(Charts and diagrams as code)
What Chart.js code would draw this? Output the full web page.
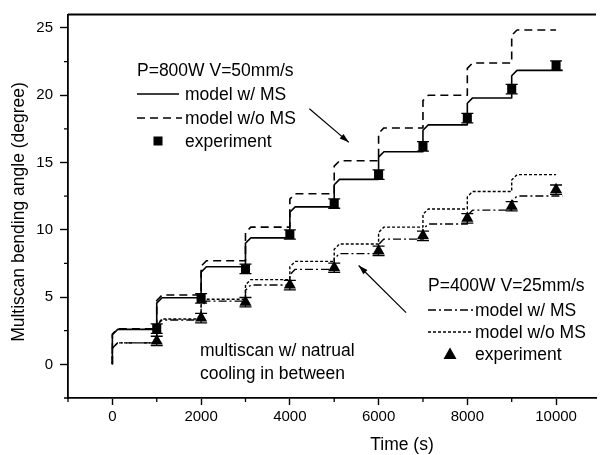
<!DOCTYPE html>
<html>
<head>
<meta charset="utf-8">
<script src="https://cdn.jsdelivr.net/npm/chart.js@4.4.0/dist/chart.umd.min.js"></script>
<style>
  html, body { margin: 0; padding: 0; background: #fff; overflow: hidden; }
  #wrap { width: 603px; height: 455px; position: relative; }
</style>
</head>
<body>
<div id="wrap"><canvas id="bendChart"></canvas></div>
<script>
// scans start every 1000 s, bending angle measured at the end of each cooling interval
const scanTimes = [0, 1000, 2000, 3000, 4000, 5000, 6000, 7000, 8000, 9000];
const expTimes = [1000, 2000, 3000, 4000, 5000, 6000, 7000, 8000, 9000, 10000];

// P=800W V=50mm/s
const model800MS = [2.6, 4.95, 7.25, 9.4, 11.7, 13.75, 15.8, 17.8, 19.8, 21.85];
const model800NoMS = [2.65, 5.15, 7.7, 10.2, 12.68, 15.13, 17.57, 20.0, 22.4, 24.85];
const exp800 = [2.66, 4.9, 7.1, 9.65, 11.95, 14.1, 16.2, 18.3, 20.45, 22.2];
const err800 = [0.35, 0.35, 0.35, 0.35, 0.35, 0.35, 0.35, 0.35, 0.35, 0.35];

// P=400W V=25mm/s
const model400MS = [1.6, 3.3, 4.7, 5.9, 7.06, 8.23, 9.31, 10.43, 11.46, 12.51];
const model400NoMS = [1.6, 3.37, 4.84, 6.3, 7.65, 8.95, 10.2, 11.55, 12.85, 14.1];
const exp400 = [1.74, 3.44, 4.62, 5.89, 7.18, 8.43, 9.55, 10.85, 11.75, 12.98];
const err400 = [0.35, 0.35, 0.35, 0.35, 0.35, 0.35, 0.35, 0.35, 0.35, 0.35];

// axis ticks
const xMajor = [0, 2000, 4000, 6000, 8000, 10000];
const xMinor = [-1000, 1000, 3000, 5000, 7000, 9000];
const yMajor = [0, 5, 10, 15, 20, 25];
const yMinor = [-2.5, 2.5, 7.5, 12.5, 17.5, 22.5];

const FONT = '"Liberation Sans", Arial, Helvetica, sans-serif';
const corner = { dx: 120, dy: 0.4 };   // knee of each heating step

// step curve: jump at every scan start, flat during cooling
function stepLine(levels, tEnd) {
  const pts = [{ x: scanTimes[0], y: 0 }];
  levels.forEach((level, i) => {
    const t = scanTimes[i];
    if (i > 0) pts.push({ x: t, y: levels[i - 1] });
    pts.push({ x: t, y: level - corner.dy });
    pts.push({ x: t + corner.dx, y: level });
  });
  pts.push({ x: tEnd, y: levels[levels.length - 1] });
  return pts;
}

function points(times, vals) {
  return times.map((t, i) => ({ x: t, y: vals[i] }));
}

function lineSet(label, data, dash, width) {
  return {
    label, data, type: 'line',
    borderColor: '#000', borderWidth: width, borderDash: dash,
    borderJoinStyle: 'round', pointRadius: 0, tension: 0, fill: false
  };
}

// error bars with caps under the experiment markers
const errorBars = {
  id: 'errorBars',
  afterDatasetsDraw(chart) {
    const { ctx, scales: { x, y } } = chart;
    ctx.save();
    ctx.strokeStyle = '#000';
    ctx.lineWidth = 1.3;
    const draw = (vals, errs) => {
      expTimes.forEach((t, i) => {
        const px = x.getPixelForValue(t);
        const top = y.getPixelForValue(vals[i] + errs[i]);
        const bot = y.getPixelForValue(vals[i] - errs[i]);
        ctx.beginPath();
        ctx.moveTo(px, top); ctx.lineTo(px, bot);
        ctx.moveTo(px - 6, top); ctx.lineTo(px + 6, top);
        ctx.moveTo(px - 6, bot); ctx.lineTo(px + 6, bot);
        ctx.stroke();
      });
    };
    draw(exp800, err800);
    draw(exp400, err400);
    ctx.restore();
  }
};

// frame, minor ticks, axis titles, legends, notes and arrows
const decor = {
  id: 'decor',
  afterDraw(chart) {
    const { ctx, chartArea: a, scales: { x, y } } = chart;
    ctx.save();
    ctx.strokeStyle = '#000';
    ctx.fillStyle = '#000';

    ctx.lineWidth = 1.8;
    ctx.beginPath();
    ctx.moveTo(a.left, a.top); ctx.lineTo(a.right, a.top);
    ctx.stroke();

    ctx.lineWidth = 1.3;
    ctx.beginPath();
    xMinor.forEach(v => {
      const px = x.getPixelForValue(v);
      ctx.moveTo(px, a.bottom); ctx.lineTo(px, a.bottom + 4);
    });
    yMinor.forEach(v => {
      const py = y.getPixelForValue(v);
      ctx.moveTo(a.left - 4, py); ctx.lineTo(a.left, py);
    });
    ctx.stroke();

    ctx.font = '17.5px ' + FONT;
    ctx.textBaseline = 'middle';
    ctx.textAlign = 'center';
    ctx.fillText('Time (s)', 402, 445);
    ctx.save();
    ctx.translate(19, 212);
    ctx.rotate(-Math.PI / 2);
    ctx.fillText('Multiscan bending angle (degree)', 0, 0);
    ctx.restore();

    ctx.textAlign = 'left';
    ctx.textBaseline = 'alphabetic';
    const sample = (x0, x1, yy, dash, w) => {
      ctx.save();
      ctx.lineWidth = w;
      ctx.setLineDash(dash);
      ctx.beginPath();
      ctx.moveTo(x0, yy); ctx.lineTo(x1, yy);
      ctx.stroke();
      ctx.restore();
    };

    // P=800W block
    ctx.fillText('P=800W V=50mm/s', 137, 76);
    sample(137, 179, 94, [], 1.6);
    ctx.fillText('model w/ MS', 185, 100);
    sample(137, 182, 118, [8, 5], 1.6);
    ctx.fillText('model w/o MS', 185, 123.5);
    ctx.fillRect(153.5, 136.5, 9, 9);
    ctx.fillText('experiment', 185, 146.5);

    // P=400W block
    ctx.fillText('P=400W V=25mm/s', 428, 291);
    sample(428, 473, 310, [8, 3, 2, 3], 1.4);
    ctx.fillText('model w/ MS', 475, 316);
    sample(428, 473, 332, [3, 2], 1.4);
    ctx.fillText('model w/o MS', 475, 338);
    ctx.beginPath();
    ctx.moveTo(450, 347.5); ctx.lineTo(456.5, 359); ctx.lineTo(443.5, 359);
    ctx.closePath();
    ctx.fill();
    ctx.fillText('experiment', 475, 359.5);

    ctx.fillText('multiscan w/ natrual', 200, 356);
    ctx.fillText('cooling in between', 200, 379);

    // arrows pointing to each group of curves
    const arrow = (fx, fy, tx, ty) => {
      const x0 = x.getPixelForValue(fx), y0 = y.getPixelForValue(fy);
      const x1 = x.getPixelForValue(tx), y1 = y.getPixelForValue(ty);
      const ang = Math.atan2(y1 - y0, x1 - x0);
      ctx.lineWidth = 1.2;
      ctx.beginPath();
      ctx.moveTo(x0, y0); ctx.lineTo(x1, y1);
      ctx.stroke();
      ctx.beginPath();
      ctx.moveTo(x1, y1);
      ctx.lineTo(x1 - 10 * Math.cos(ang - 0.3), y1 - 10 * Math.sin(ang - 0.3));
      ctx.lineTo(x1 - 10 * Math.cos(ang + 0.3), y1 - 10 * Math.sin(ang + 0.3));
      ctx.closePath();
      ctx.fill();
    };
    arrow(4440, 19.0, 5330, 16.5);
    arrow(6620, 3.85, 5550, 7.35);

    ctx.restore();
  }
};

const ctx = document.getElementById('bendChart').getContext('2d');
const bendChart = new Chart(ctx, {
  type: 'scatter',
  data: {
    datasets: [
      {
        label: 'experiment 800W', data: points(expTimes, exp800),
        pointStyle: 'rect', pointRadius: 6.4, backgroundColor: '#000', borderColor: '#000', borderWidth: 0
      },
      {
        label: 'experiment 400W', data: points(expTimes, exp400),
        pointStyle: 'triangle', pointRadius: 7, backgroundColor: '#000', borderColor: '#000', borderWidth: 0
      },
      lineSet('model w/ MS 800W', stepLine(model800MS, 10150), [], 1.6),
      lineSet('model w/o MS 800W', stepLine(model800NoMS, 10000), [8, 5], 1.6),
      lineSet('model w/ MS 400W', stepLine(model400MS, 10150), [8, 3, 2, 3], 1.4),
      lineSet('model w/o MS 400W', stepLine(model400NoMS, 10000), [3, 2], 1.4)
    ]
  },
  options: {
    responsive: true,
    maintainAspectRatio: false,
    animation: false,
    devicePixelRatio: 1,
    layout: { padding: { top: 7.5, right: 0, bottom: 0, left: 0 } },
    plugins: { legend: { display: false }, tooltip: { enabled: false } },
    scales: {
      x: {
        type: 'linear', min: -1000, max: 10900,
        afterBuildTicks: s => { s.ticks = xMajor.map(v => ({ value: v })); },
        afterFit: s => { s.height = 57; },
        ticks: {
          color: '#000', padding: 4, maxRotation: 0,
          font: { family: FONT, size: 15, lineHeight: 1 },
          callback: v => String(v)
        },
        grid: { drawOnChartArea: false, color: '#000', tickLength: 7, tickWidth: 1.4 },
        border: { display: true, color: '#000', width: 1.8 }
      },
      y: {
        type: 'linear', min: -2.5, max: 26,
        afterBuildTicks: s => { s.ticks = yMajor.map(v => ({ value: v })); },
        afterFit: s => { s.width = 68; },
        ticks: {
          color: '#000', padding: 7,
          font: { family: FONT, size: 15, lineHeight: 1 },
          callback: v => String(v)
        },
        grid: { drawOnChartArea: false, color: '#000', tickLength: 8, tickWidth: 1.4 },
        border: { display: true, color: '#000', width: 1.8 }
      }
    }
  },
  plugins: [errorBars, decor]
});
</script>
</body>
</html>
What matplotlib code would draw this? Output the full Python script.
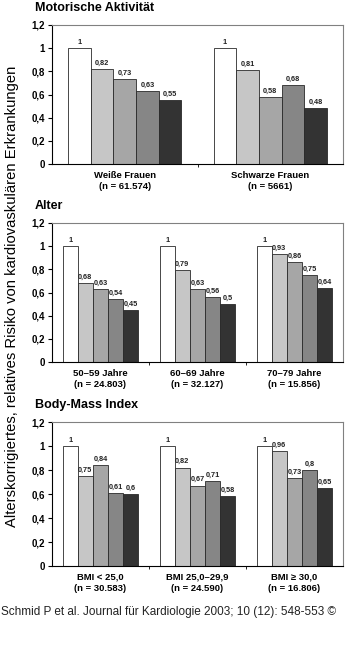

AIM OF THE EXERCISE ▸ Report the number of lines in the listing that include the string "Output"; give nothing but the number.

RESULT ▸ 2